The operative phrase in that sentence is fast food. There’s a McDonald’s about a mile from my home; I could just drive there, grab dinner, and return to my home – all in one swift motion. When I got there, however, I found myself the sixth car in a line that moved nary an inch in almost ten minutes. Do these people not know what fast food means? Or do they think that the “fast” part is subjective? Mind you, I don’t feel this way about service workers in general – just this particular McDonald’s. They’re slow, and despite no one being served inside (I had a great view), there were still six cars waiting for service.
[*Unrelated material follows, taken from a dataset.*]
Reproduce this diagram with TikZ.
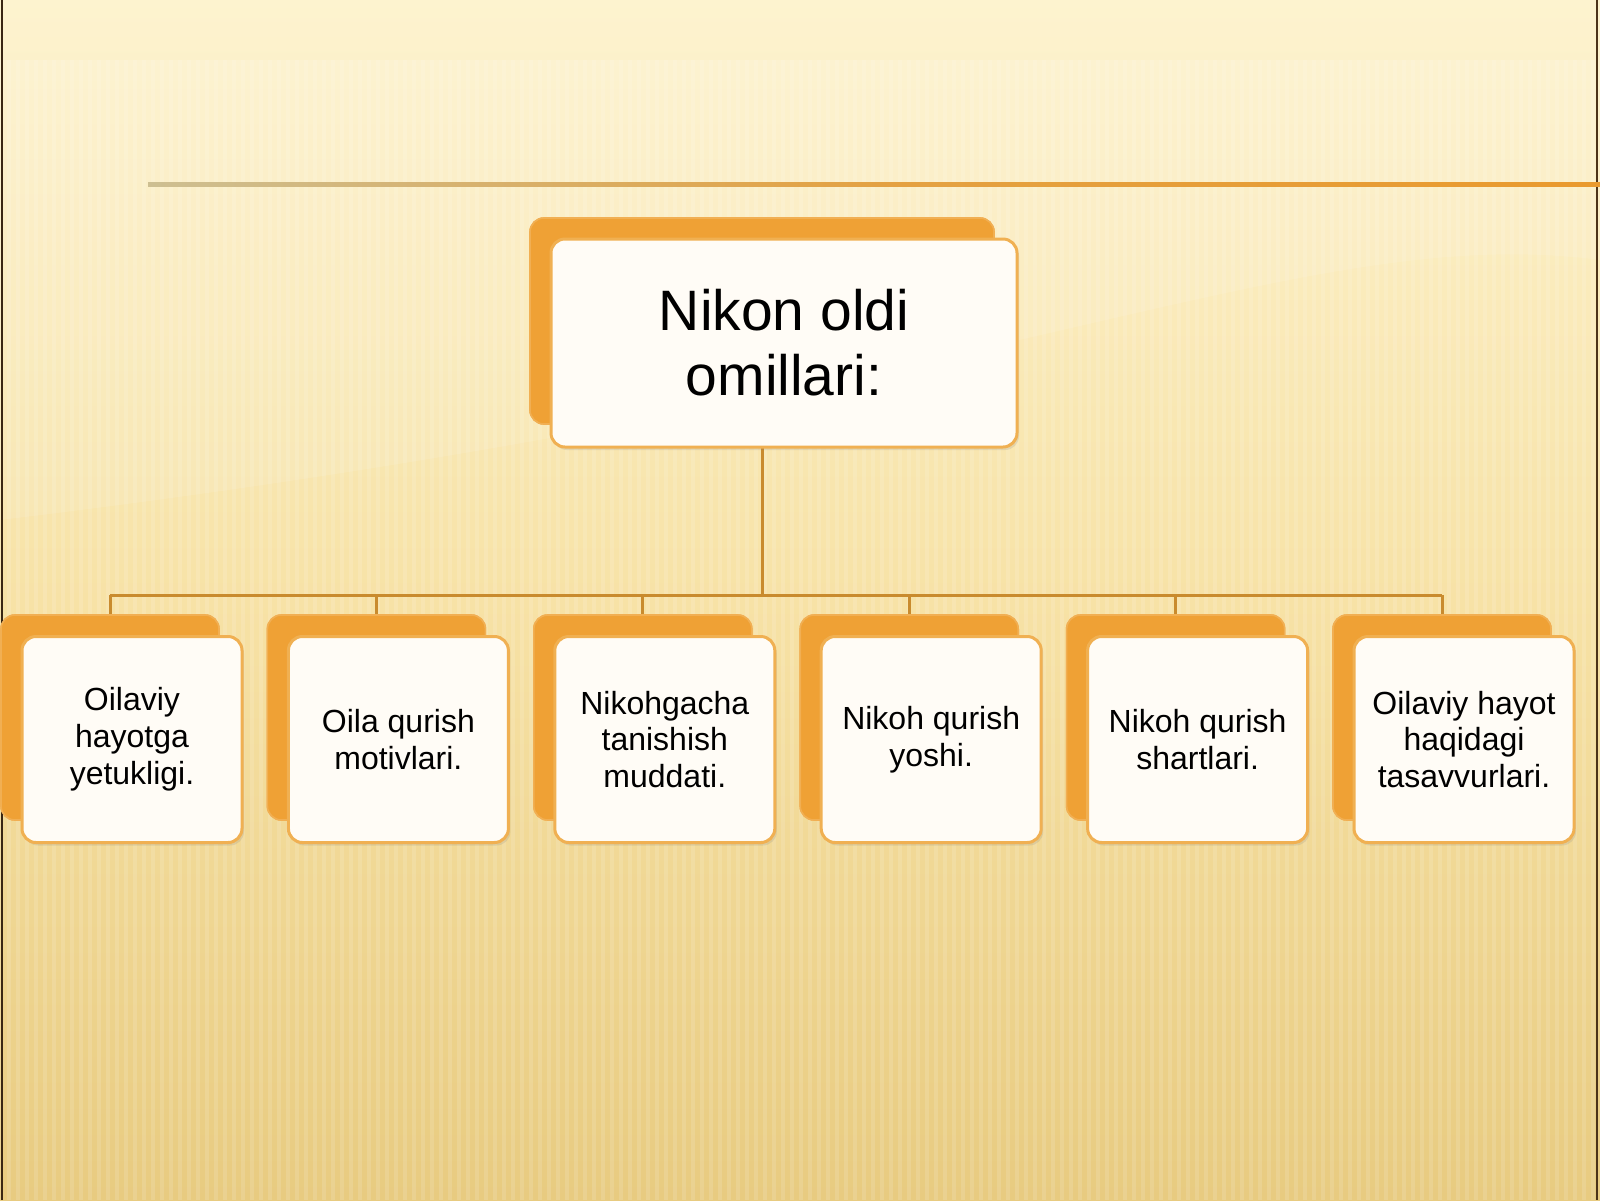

I left, driving six miles out of my way to stop at KFC, a place whose food is so dangerous to my body that I’ve only eaten there three times in the last ten years. I figured that I’d get a small bucket of six pieces of chicken, that way there’d be some for the Little Woman, and leftovers for tomorrow’s lunch. No big deal, right? Except that the number “six” is apparently a new thing. How can you sell a six-piece bucket, yet not have six pieces in the container? I didn’t check at the store; they were too busy. But still – it says “Six” on the bucket – not “Less than Six“!
The icing on the cake? My change included twelve cents. One penny is Canadian and the other is dated 1944. I don’t even know if the dime is real. Worse? When I finally made it home, the Little Woman opened up a cabinet we rarely use and found a FIFTY DOLLAR BILL! We were ecstatic – I’d spent that money twice before I even laid hands on it – and then I realized that it was another fake, an old piece from a training set we used to have.
I’m still not sure where this day falls on that “Good Day/Bad Day” scale, but tomorrow’s definitely got to be better.